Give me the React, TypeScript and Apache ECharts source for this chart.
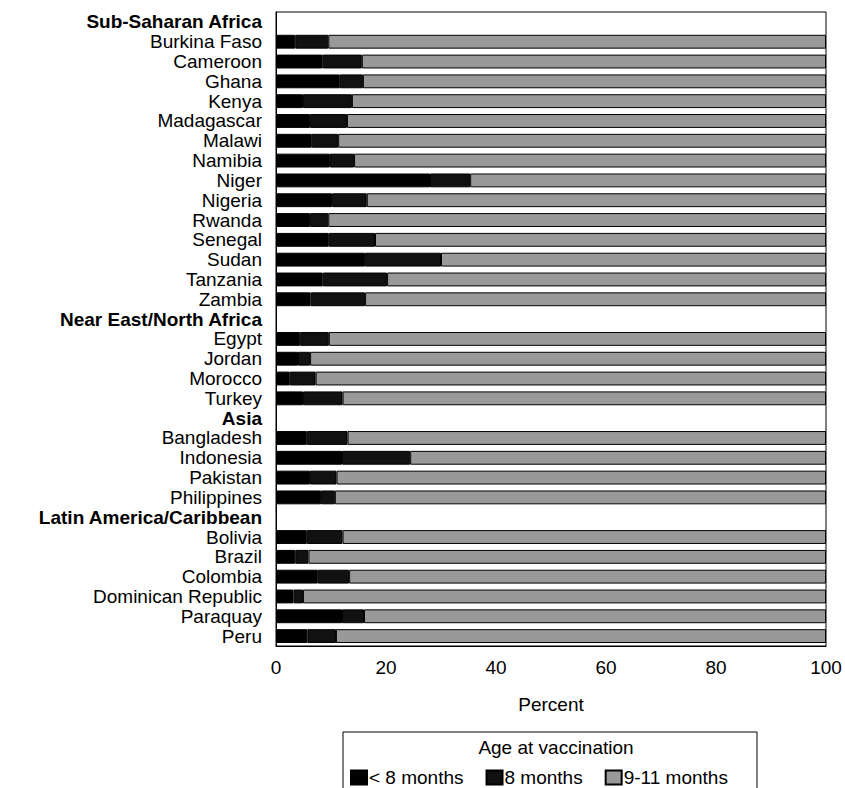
import React, { useEffect, useRef } from "react";
import * as echarts from "echarts";

const categories = [
  "Sub-Saharan Africa",
  "Burkina Faso",
  "Cameroon",
  "Ghana",
  "Kenya",
  "Madagascar",
  "Malawi",
  "Namibia",
  "Niger",
  "Nigeria",
  "Rwanda",
  "Senegal",
  "Sudan",
  "Tanzania",
  "Zambia",
  "Near East/North Africa",
  "Egypt",
  "Jordan",
  "Morocco",
  "Turkey",
  "Asia",
  "Bangladesh",
  "Indonesia",
  "Pakistan",
  "Philippines",
  "Latin America/Caribbean",
  "Bolivia",
  "Brazil",
  "Colombia",
  "Dominican Republic",
  "Paraquay",
  "Peru",
];

const headers = [
  "Sub-Saharan Africa",
  "Near East/North Africa",
  "Asia",
  "Latin America/Caribbean",
];

// null = region header row (no bar)
const under8 = [
  null, 3.5, 8.5, 11.6, 4.9, 6.2, 6.5, 9.8, 28.0, 10.2, 6.2, 9.6, 16.2, 8.5, 6.3,
  null, 4.4, 4.0, 2.5, 4.9,
  null, 5.6, 12.0, 6.2, 8.2,
  null, 5.6, 3.5, 7.6, 3.2, 12.0, 5.7,
];
const months8 = [
  null, 6.0, 7.1, 4.2, 8.9, 6.7, 4.8, 4.4, 7.3, 6.3, 3.3, 8.4, 13.8, 11.7, 9.9,
  null, 5.2, 2.2, 4.7, 7.2,
  null, 7.4, 12.4, 4.8, 2.5,
  null, 6.5, 2.4, 5.7, 1.7, 4.0, 5.2,
];
const months9to11 = [
  null, 90.5, 84.4, 84.2, 86.2, 87.1, 88.7, 85.8, 64.7, 83.5, 90.5, 82.0, 70.0, 79.8, 83.8,
  null, 90.4, 93.8, 92.8, 87.9,
  null, 87.0, 75.6, 89.0, 89.3,
  null, 87.9, 94.1, 86.7, 95.1, 84.0, 89.1,
];

const xTicks = [0, 20, 40, 60, 80, 100];
const seriesNames = ["< 8 months", "8 months", "9-11 months"];

export default function App() {
  const ref = useRef<HTMLDivElement>(null);

  useEffect(() => {
    if (!ref.current) return;
    const chart = echarts.init(ref.current, undefined, { renderer: "svg" });
    const font = "Liberation Sans, Arial, sans-serif";
    const option: any = {
      animation: false,
      backgroundColor: "#fff",
      textStyle: { fontFamily: font, color: "#000" },
      grid: {
        left: 276,
        right: 19,
        top: 12,
        bottom: 142,
        show: true,
        borderColor: "#000",
        borderWidth: 1,
      },
      xAxis: {
        type: "value",
        min: xTicks[0],
        max: xTicks[xTicks.length - 1],
        interval: 20,
        splitLine: { show: false },
        axisTick: { show: false },
        axisLine: { show: true, lineStyle: { color: "#000", width: 1 } },
        axisLabel: {
          color: "#000",
          fontSize: 19,
          fontFamily: font,
          margin: 12,
        },
        name: "Percent",
        nameLocation: "middle",
        nameGap: 49,
        nameTextStyle: { color: "#000", fontSize: 19, fontFamily: font },
      },
      yAxis: {
        type: "category",
        data: categories,
        inverse: true,
        axisTick: { show: false },
        axisLine: { show: true, lineStyle: { color: "#000", width: 1 } },
        axisLabel: {
          interval: 0,
          margin: 14,
          color: "#000",
          fontSize: 19,
          lineHeight: 18,
          fontFamily: font,
          formatter: (v: string) =>
            headers.includes(v) ? `{h|${v}}` : `{c|${v}}`,
          rich: {
            h: { fontSize: 19, lineHeight: 18, fontWeight: "bold", color: "#000", fontFamily: font },
            c: { fontSize: 19, lineHeight: 18, color: "#000", fontFamily: font },
          },
        },
      },
      legend: {
        data: seriesNames,
        left: 345,
        top: 763,
        itemWidth: 16,
        itemHeight: 14,
        itemGap: 22,
        icon: "rect",
        textStyle: { fontSize: 19, color: "#000", fontFamily: font, padding: [0, 0, 0, -3] },
        selectedMode: false,
      },
      graphic: [
        {
          type: "rect",
          shape: { x: 343, y: 732, width: 414, height: 70 },
          style: { fill: "none", stroke: "#000", lineWidth: 1 },
          silent: true,
        },
        {
          type: "text",
          x: 556,
          y: 747,
          style: {
            text: "Age at vaccination",
            fontSize: 19,
            fontFamily: font,
            fill: "#000",
            align: "center",
            verticalAlign: "middle",
          },
          silent: true,
        },
      ],
      series: [
        {
          name: seriesNames[0],
          type: "bar",
          stack: "total",
          barWidth: "70%",
          data: under8,
          itemStyle: { color: "#000", borderColor: "#000", borderWidth: 1 },
        },
        {
          name: seriesNames[1],
          type: "bar",
          stack: "total",
          barWidth: "70%",
          data: months8,
          itemStyle: { color: "#111", borderColor: "#000", borderWidth: 1 },
        },
        {
          name: seriesNames[2],
          type: "bar",
          stack: "total",
          barWidth: "70%",
          data: months9to11,
          itemStyle: { color: "#999", borderColor: "#000", borderWidth: 1 },
        },
      ],
    };
    chart.setOption(option);
    return () => chart.dispose();
  }, []);

  return (
    <div
      ref={ref}
      style={{ position: "absolute", left: 0, top: 0, width: 845, height: 788 }}
    />
  );
}
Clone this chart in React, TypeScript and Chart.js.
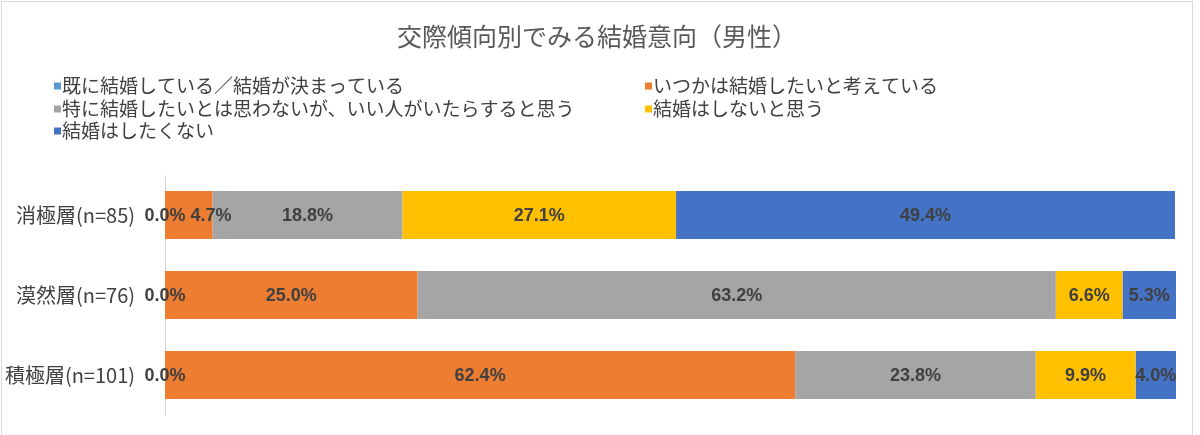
import React, { useEffect, useRef } from "react";
import { Chart, registerables } from "chart.js";

Chart.register(...registerables);

// Survey groups (by dating attitude) and the share of each marriage intention, in %
const chartTitle = "交際傾向別でみる結婚意向（男性）";
const categories = ["消極層(n=85)", "漠然層(n=76)", "積極層(n=101)"];
const seriesLabels = [
  "既に結婚している／結婚が決まっている",
  "いつかは結婚したいと考えている",
  "特に結婚したいとは思わないが、いい人がいたらすると思う",
  "結婚はしないと思う",
  "結婚はしたくない",
];
const alreadyMarried = [0.0, 0.0, 0.0];
const somedayWant = [4.7, 25.0, 62.4];
const ifRightPerson = [18.8, 63.2, 23.8];
const thinkWont = [27.1, 6.6, 9.9];
const doNotWant = [49.4, 5.3, 4.0];
const seriesColors = ["#5B9BD5", "#ED7D31", "#A5A5A5", "#FFC000", "#4472C4"];

const CJK = '"Noto Sans CJK JP", "Noto Sans", sans-serif';

// Value labels centred in each bar segment; a label that would run into the
// previous one in the same row is nudged to the right of it.
const segmentLabels = {
  id: "segmentLabels",
  afterDatasetsDraw(chart: any) {
    const { ctx } = chart;
    ctx.save();
    ctx.font = 'bold 18px "Liberation Sans", Arial, sans-serif';
    ctx.fillStyle = "#404040";
    ctx.textAlign = "center";
    ctx.textBaseline = "middle";
    const lastRight: number[] = [];
    chart.data.datasets.forEach((ds: any, di: number) => {
      const meta = chart.getDatasetMeta(di);
      meta.data.forEach((bar: any, i: number) => {
        const text = ds.data[i].toFixed(1) + "%";
        const w = ctx.measureText(text).width;
        let cx = (bar.x + bar.base) / 2;
        if (lastRight[i] !== undefined && cx - w / 2 < lastRight[i] + 5) {
          cx = lastRight[i] + 5 + w / 2;
        }
        lastRight[i] = cx + w / 2;
        ctx.fillText(text, cx, bar.y + 1);
      });
    });
    ctx.restore();
  },
};

// Frame, title and a two-column legend above the plot area
const header = {
  id: "header",
  beforeDraw(chart: any) {
    const { ctx, width, height } = chart;
    ctx.save();
    ctx.fillStyle = "#ffffff";
    ctx.fillRect(0, 0, width, height);
    ctx.strokeStyle = "#d9d9d9";
    ctx.lineWidth = 1;
    ctx.strokeRect(1.5, 1.5, 1191, height + 10);
    ctx.restore();
  },
  afterDraw(chart: any) {
    const { ctx } = chart;
    ctx.save();
    ctx.font = "25px " + CJK;
    ctx.fillStyle = "#595959";
    ctx.textAlign = "center";
    ctx.textBaseline = "middle";
    ctx.fillText(chartTitle, 597, 36);

    const colX = [54, 645];
    const rowY = [86, 109, 131];
    ctx.font = "19px " + CJK;
    ctx.textAlign = "left";
    chart.data.datasets.forEach((ds: any, i: number) => {
      const x = colX[i % 2];
      const y = rowY[Math.floor(i / 2)];
      ctx.fillStyle = ds.backgroundColor;
      ctx.fillRect(x, y - 3.5, 7, 7);
      ctx.fillStyle = "#404040";
      ctx.fillText(ds.label, x + 8, y);
    });
    ctx.restore();
  },
};

export default function App() {
  const canvasRef = useRef<HTMLCanvasElement | null>(null);

  useEffect(() => {
    document.body.style.margin = "0";
    const values = [alreadyMarried, somedayWant, ifRightPerson, thinkWont, doNotWant];
    const chart = new Chart(canvasRef.current as HTMLCanvasElement, {
      type: "bar",
      data: {
        labels: categories,
        datasets: values.map((data, i) => ({
          label: seriesLabels[i],
          data,
          backgroundColor: seriesColors[i],
          borderWidth: 0,
          categoryPercentage: 0.6,
          barPercentage: 1.0,
        })),
      },
      options: {
        indexAxis: "y",
        responsive: false,
        animation: false,
        layout: { padding: { left: 0, right: 24, top: 175, bottom: 20 } },
        scales: {
          x: {
            stacked: true,
            min: 0,
            max: 100.1,
            display: false,
          },
          y: {
            stacked: true,
            grid: { display: false, drawTicks: false },
            border: { display: true, color: "#d9d9d9", width: 1 },
            ticks: {
              padding: 30,
              color: "#404040",
              font: { family: CJK, size: 20 },
            },
            afterFit(scale: any) {
              scale.width = 165;
              scale.paddingTop = 0;
              scale.paddingBottom = 0;
            },
          },
        },
        plugins: {
          legend: { display: false },
          title: { display: false },
          tooltip: { enabled: false },
        },
      },
      plugins: [segmentLabels, header],
    });
    return () => chart.destroy();
  }, []);

  return (
    <div style={{ position: "absolute", left: 0, top: 0, width: 1200, height: 435 }}>
      <canvas ref={canvasRef} width={1200} height={435} />
    </div>
  );
}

===============

• _EXERCISE PROMPT_: Exactly as written, please give again the lines from the beginning of the listing through the line containing "import * as", inclusive, without any pictures.

• _OUTPUT BELOW_:
Give me the React, TypeScript and Apache ECharts source for this chart.
import React, { useEffect, useRef } from "react";
import * as echarts from "echarts";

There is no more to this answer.